Vonage Holding Corp. said Monday it's agreed to pay $80 million to end a patent dispute with Sprint Nextel Corp. and license its technology related to Internet-phone calling. Under the agreement, Vonage plans to pay $35 million for past use of Sprint's patented technology, plus $40 million for future licensing and a $5 million prepayment.
Two weeks ago, a federal jury in Kansas City, Kan. ruled that Vonage violated Sprint's patents and ordered the company to pay $69.5 million in damages.
Holmdel, N.J.-based Vonage is engaged in a similar patent dispute with Verizon Communications Inc. that could prove quite costly.
Battered by legal setbacks, Vonage stock has taken a nosedive since the company went public in May 2006 at $17 a share. Yet the Sprint settlement sent the company's stock up more than 40% to $1.67 in early trades.

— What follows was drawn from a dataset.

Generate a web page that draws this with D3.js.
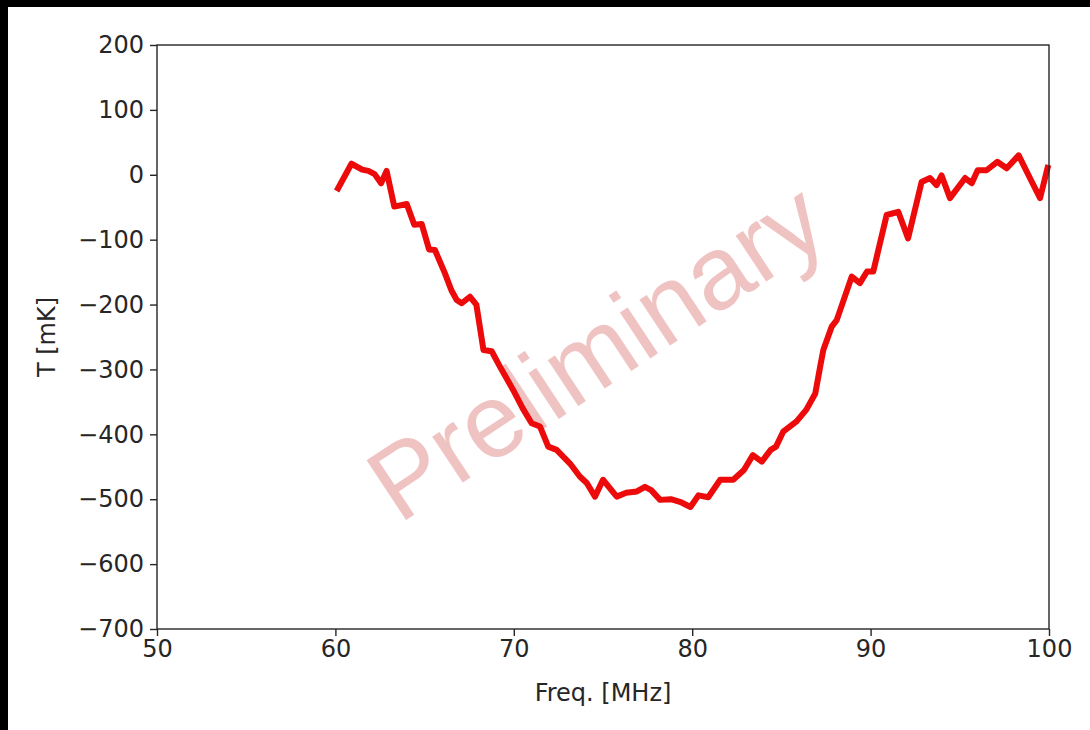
<!DOCTYPE html>
<html>
<head>
<meta charset="utf-8">
<script src="https://cdn.jsdelivr.net/npm/d3@7"></script>
<style>
  html, body { margin: 0; padding: 0; background: #000; }
  svg { display: block; }
  .axis text { font-family: "DejaVu Sans", sans-serif; font-size: 24px; fill: #262626; }
  .axis path, .axis line { stroke: #262626; stroke-width: 1.4; }
  .label { font-family: "DejaVu Sans", sans-serif; font-size: 24px; fill: #262626; }
</style>
</head>
<body>
<div id="chart"></div>
<script>
(function() {
    'use strict';

    // spectrum
    var freq = [60.07, 60.9, 61.5, 61.85, 62.2, 62.56, 62.87, 63.3, 64.0, 64.42, 64.84,
        65.25, 65.58, 66.14, 66.5, 66.8, 67.08, 67.54, 67.9, 68.3, 68.76, 69.23, 69.97,
        70.5, 71.0, 71.47, 71.93, 72.4, 73.15, 73.7, 74.09, 74.55, 75.0, 75.77, 76.3,
        76.9, 77.35, 77.7, 78.2, 78.8, 79.4, 79.9, 80.35, 80.9, 81.57, 82.3, 82.9, 83.4,
        83.9, 84.4, 84.7, 85.1, 85.85, 86.4, 86.9, 87.17, 87.35, 87.82, 88.1, 88.94,
        89.4, 89.8, 90.15, 90.9, 91.55, 92.1, 92.86, 93.33, 93.7, 93.98, 94.45, 95.3,
        95.67, 96.0, 96.5, 97.1, 97.63, 98.3, 98.93, 99.5, 99.96];
    var temp = [-25, 17, 8, 6, 1, -13, 6, -49, -45, -77, -76,
        -115, -116, -152, -178, -193, -198, -188, -200, -270, -272, -296, -332,
        -360, -383, -388, -419, -424, -445, -465, -475, -496, -470, -496, -490,
        -488, -481, -486, -501, -500, -505, -512, -494, -497, -470, -470, -455, -432,
        -442, -424, -419, -396, -380, -362, -337, -296, -270, -234, -224, -157,
        -167, -149, -149, -62, -57, -98, -11, -5, -16, -1, -36, -5,
        -13, 7, 7, 20, 10, 30, -5, -36, 15];
    var xTicks = [50, 60, 70, 80, 90, 100];
    var yTicks = [200, 100, 0, -100, -200, -300, -400, -500, -600, -700];

    var W = 1090, H = 730;
    var left = 157, right = 1049, top = 45, bottom = 629;

    var svg = d3.select('#chart').append('svg')
        .attr('width', W)
        .attr('height', H);

    // black border of the screenshot
    svg.append('rect').attr('width', W).attr('height', H).attr('fill', '#000');
    svg.append('rect')
        .attr('x', 8).attr('y', 7)
        .attr('width', W - 8).attr('height', H - 7)
        .attr('fill', '#fff');

    var x = d3.scaleLinear().domain([50, 100]).range([left, right]);
    var y = d3.scaleLinear().domain([-700, 200]).range([bottom, top]);

    // watermark, drawn under the data line
    svg.append('text')
        .attr('transform', 'translate(' + x(74.6) + ',' + y(-272) + ') rotate(-33.5)')
        .attr('text-anchor', 'middle')
        .attr('dominant-baseline', 'central')
        .style('font-family', '"Liberation Sans", Arial, sans-serif')
        .style('font-size', '104px')
        .style('fill', 'rgb(240,195,195)')
        .text('Preliminary');

    var pts = freq.map(function(f, i) { return [f, temp[i]]; });
    var line = d3.line()
        .x(function(d) { return x(d[0]); })
        .y(function(d) { return y(d[1]); });

    svg.append('path')
        .datum(pts)
        .attr('d', line)
        .attr('fill', 'none')
        .attr('stroke', '#ec0a0a')
        .attr('stroke-width', 6)
        .attr('stroke-linejoin', 'round')
        .attr('stroke-linecap', 'butt');

    // frame
    svg.append('rect')
        .attr('x', left).attr('y', top)
        .attr('width', right - left).attr('height', bottom - top)
        .attr('fill', 'none')
        .attr('stroke', '#262626')
        .attr('stroke-width', 1.4);

    svg.append('g')
        .attr('class', 'axis')
        .attr('transform', 'translate(0,' + bottom + ')')
        .call(d3.axisBottom(x).tickValues(xTicks).tickSize(7).tickSizeOuter(0).tickPadding(4).tickFormat(d3.format('d')));

    svg.append('g')
        .attr('class', 'axis')
        .attr('transform', 'translate(' + left + ',0)')
        .call(d3.axisLeft(y).tickValues(yTicks).tickSize(7).tickSizeOuter(0).tickPadding(6).tickFormat(d3.format('d')));

    svg.selectAll('.axis .domain').remove();

    svg.append('text')
        .attr('class', 'label')
        .attr('x', (left + right) / 2)
        .attr('y', 701)
        .attr('text-anchor', 'middle')
        .text('Freq. [MHz]');

    svg.append('text')
        .attr('class', 'label')
        .attr('transform', 'translate(55,' + (top + bottom) / 2 + ') rotate(-90)')
        .attr('text-anchor', 'middle')
        .text('T [mK]');
})();
</script>
</body>
</html>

In March, a federal jury in Virginia ruled that Vonage violated three Verizon patents related to technology used to link Internet calls to traditional phone networks and to retrieve voice mail. The company was ordered to pay $58 million in damages on top of a 5.5% royalty fee.
Just one day after the Sprint decision, the U.S. Court of Appeals for the Federal Circuit in Washington, D.C. upheld the earlier Verizon ruling. The court found that Vonage violated two of the three patents, but send the third patent back to the lower court for further review.
Vonage has developed and deployed technological fixes to get around the Verizon patents in question, but the courts have not ruled on whether the "workarounds" are valid.
"Vonage has taken steps to ensure that the workarounds do not infringe on the Verizon patents as construed by the court," spokesman Charles Sahner said.
Vonage provides inexpensive Internet-phone service to almost 2.5 million customers, although growth has slowed recently. The company has scaled back marketing expenses to save money while it sorts through its legal issues.